A fresh zinc-air battery straight from the package should read between 1.1 and 1.38 volts with the tab still on (some well-sealed batteries may read below 0.9 volts with the tab intact, which is normal). Within 15 seconds of pulling the tab, voltage should climb above 1.3 volts, which is the minimum needed to operate a hearing aid. During normal use, batteries run at about 1.25 volts. Once a battery drops to around 1.31 volts under load, some hearing aids begin to fade or cut out. If you’re experiencing intermittent sound dropouts or distortion, testing the battery voltage before anything else can save you an unnecessary trip to the audiologist.

For rechargeable hearing aids, check that the charging contacts on both the aids and the charger are clean and free of debris. A hearing aid that isn’t making full contact with its charger will slowly lose charge throughout the day and may behave as though it’s malfunctioning.

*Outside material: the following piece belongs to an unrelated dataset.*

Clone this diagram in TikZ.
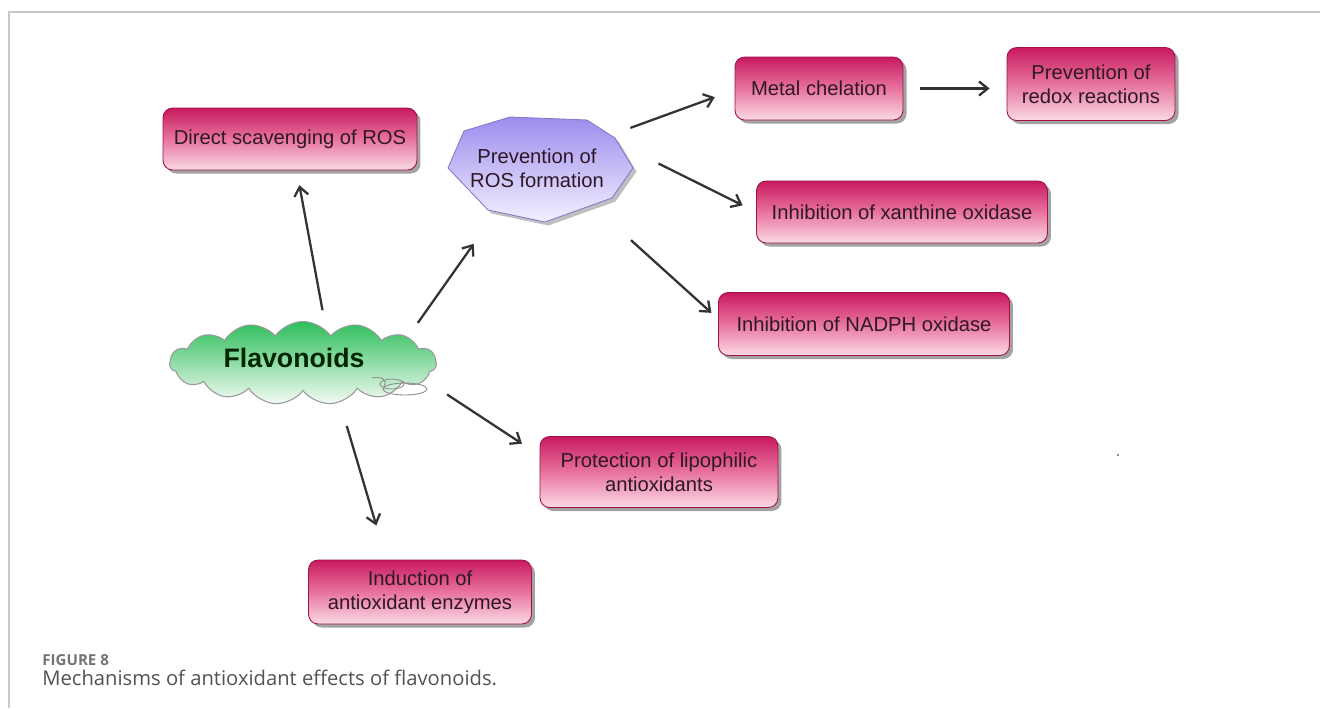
\documentclass[tikz,border=0pt]{standalone}
\usepackage{fontspec}
\setmainfont{Liberation Sans}
\newfontfamily\capfont{Open Sans}
\usetikzlibrary{shapes.geometric,shapes.symbols,shadows,arrows.meta}

\definecolor{boxtop}{HTML}{C81A5E}
\definecolor{boxmid}{HTML}{E8739F}
\definecolor{boxbot}{HTML}{FADAE5}
\definecolor{boxedge}{HTML}{A0104A}
\definecolor{boxtext}{HTML}{2E1826}
\definecolor{octtop}{HTML}{9C8CEE}
\definecolor{octbot}{HTML}{F4F0FF}
\definecolor{octedge}{HTML}{8878C8}
\definecolor{cloudtop}{HTML}{2DBE5A}
\definecolor{cloudbot}{HTML}{F4FBF4}
\definecolor{framegray}{HTML}{C8C8C8}

\tikzset{
  effect/.style={rectangle, rounded corners=5.5pt, draw=boxedge, line width=0.5pt,
    top color=boxtop, bottom color=boxbot, middle color=boxmid, text=boxtext,
    font=\fontsize{11.5}{13.5}\selectfont, align=center, inner sep=0pt,
    drop shadow={shadow xshift=2pt, shadow yshift=-2pt, fill=black!60, opacity=0.6}},
  link/.style={-{Straight Barb[length=5pt,width=8pt]}, line width=1.3pt, black!80},
}

\begin{document}
\begin{tikzpicture}[x=0.02cm,y=-0.02cm]
\useasboundingbox (0,0) rectangle (1320,708);
\draw[framegray, line width=1pt] (9,708) -- (9,12) -- (1320,12);

% octagon behind the text node
\path[draw=octedge, line width=0.5pt, top color=octtop, bottom color=octbot,
  drop shadow={shadow xshift=2pt, shadow yshift=-2pt, fill=black!50, opacity=0.5}]
  (448,168) -- (464,131) -- (510,117) -- (587,120) -- (615,138) -- (633,168)
  -- (612,198) -- (545,222) -- (488,210) -- cycle;
\node[ellipse, inner sep=0pt, minimum width=3.4cm, minimum height=2.1cm] (prev) at (548,170) {};
\node[align=center, text=boxtext, font=\fontsize{11.5}{13.5}\selectfont] (prevtxt) at (537,168) {Prevention of\\ROS formation};

\node[cloud, cloud puffs=15, cloud puff arc=110, cloud ignores aspect, draw=black!40, line width=0.6pt,
  top color=cloudtop, bottom color=cloudbot, minimum width=5.34cm, minimum height=1.66cm,
  inner sep=0pt] (flav) at (303,363) {};
\node[text={black!85!green}, font=\fontsize{15.2}{17}\selectfont\bfseries] (flavtxt) at (294,358) {Flavonoids};
\draw[black!45, line width=0.5pt] (405,389) ellipse [x radius=0.44cm, y radius=0.12cm];
\draw[black!45, line width=0.5pt] (392,384) ellipse [x radius=0.24cm, y radius=0.1cm];
\draw[black!45, line width=0.5pt] (372,378) .. controls (382,376) and (388,380) .. (384,386);

\node[effect, minimum width=5.08cm, minimum height=1.24cm] (direct) at (290,139) {Direct scavenging of ROS};
\node[effect, minimum width=3.36cm, minimum height=1.26cm] (metal) at (819,88.5) {Metal chelation};
\node[effect, minimum width=3.36cm, minimum height=1.46cm] (redox) at (1091,84) {Prevention of\\redox reactions};
\node[effect, minimum width=5.82cm, minimum height=1.24cm] (xanth) at (902,212) {Inhibition of xanthine oxidase};
\node[effect, minimum width=5.82cm, minimum height=1.26cm] (nadph) at (864,324) {Inhibition of NADPH oxidase};
\node[effect, minimum width=4.76cm, minimum height=1.42cm] (protect) at (659,472) {Protection of lipophilic\\antioxidants};
\node[effect, minimum width=4.46cm, minimum height=1.28cm] (induct) at (420,592) {Induction of\\antioxidant enzymes};

\draw[link, shorten <=0.4cm, shorten >=0.3cm] (flav.55.7) -- (direct.-78.2);
\draw[link, shorten <=0.34cm, shorten >=0.78cm] (flav.14.8) -- (prev.-141);
\draw[link, shorten <=0.4cm, shorten >=0.42cm] (prev.29) -- (metal.181);
\draw[link, shorten <=0.34cm, shorten >=0.34cm] (metal.east) -- (metal.east -| redox.west);
\draw[link, shorten <=0.76cm, shorten >=0.3cm] (prev.17.7) -- (xanth.180.8);
\draw[link, shorten <=0.84cm, shorten >=0.18cm] (prev.-39.5) -- (nadph.178.8);
\draw[link, shorten <=0.52cm, shorten >=0.42cm] (flav.-8.5) -- (protect.172.8);
\draw[link, shorten <=0.49cm, shorten >=0.71cm] (flav.-47.6) -- (induct.136);

\fill[black!60] (1118,455) circle (0.7pt);

\node[anchor=base west, inner sep=0pt, text=black!55, font=\capfont\fontsize{8.6}{10}\selectfont\bfseries] (figno) at (42,665) {FIGURE 8};
\node[anchor=base west, inner sep=0pt, text=black!68, font=\capfont\fontsize{11.5}{13}\selectfont] (capt) at (42,685) {Mechanisms of antioxidant effects of flavonoids.};
\end{tikzpicture}
\end{document}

Troubleshoot Common Sound Problems

Certain sounds point to specific issues you can often resolve at home. Whistling or feedback usually means the hearing aid isn’t seated properly in your ear canal. Remove it and reinsert it carefully. If the whistling continues, earwax or debris may be blocking the canal, or the fit of the earmold or dome may have changed (this happens gradually as ear canals shift shape over time).

Static, crackling, or intermittent cutting out often points to moisture damage, a clogged microphone port, or a failing receiver. Try cleaning the microphone opening with the brush or pick tool that came with your hearing aids, and use a drying kit or dehumidifier overnight. If the problem persists after cleaning and a fresh battery or full charge, the issue is likely internal and needs professional attention.

Track Your Subjective Experience

Numbers and diagnostics matter, but so does how hearing aids actually feel in your daily life. Audiologists often use a structured questionnaire called the Client Oriented Scale of Improvement to capture this. At your first appointment, you identify specific listening situations that are important to you: following conversation at a restaurant, hearing your grandchild on the phone, catching dialogue on TV without cranking the volume. At follow-up visits, you rate how much each situation has improved and what your current ability level is.

You don’t need a formal questionnaire to do this yourself. Write down three to five specific situations where you want to hear better before you start wearing new hearing aids or after an adjustment. Revisit that list after two to four weeks of consistent wear. If certain situations haven’t improved, bring that specific list to your next appointment. It gives your audiologist far more useful information than “they don’t sound right,” and it directly shapes what adjustments get made.

How Often to Test

A full professional check, including real-ear measurement and cleaning, is worth doing at least once a year. Many audiologists offer “clean and check” appointments every six months, which typically include a visual inspection of the devices, cleaning of ports and tubing, and a listening check to confirm output is normal. If your hearing loss is progressing or you’re over 65, twice-yearly visits help catch changes early enough to adjust programming before you start struggling.

At-home checks with your manufacturer’s app can be done as often as you like, though once a month is a reasonable habit. Battery testing should happen any time sound quality seems off. And if you notice a sudden change in how your hearing aids sound, that warrants a same-week appointment rather than waiting for your next scheduled visit.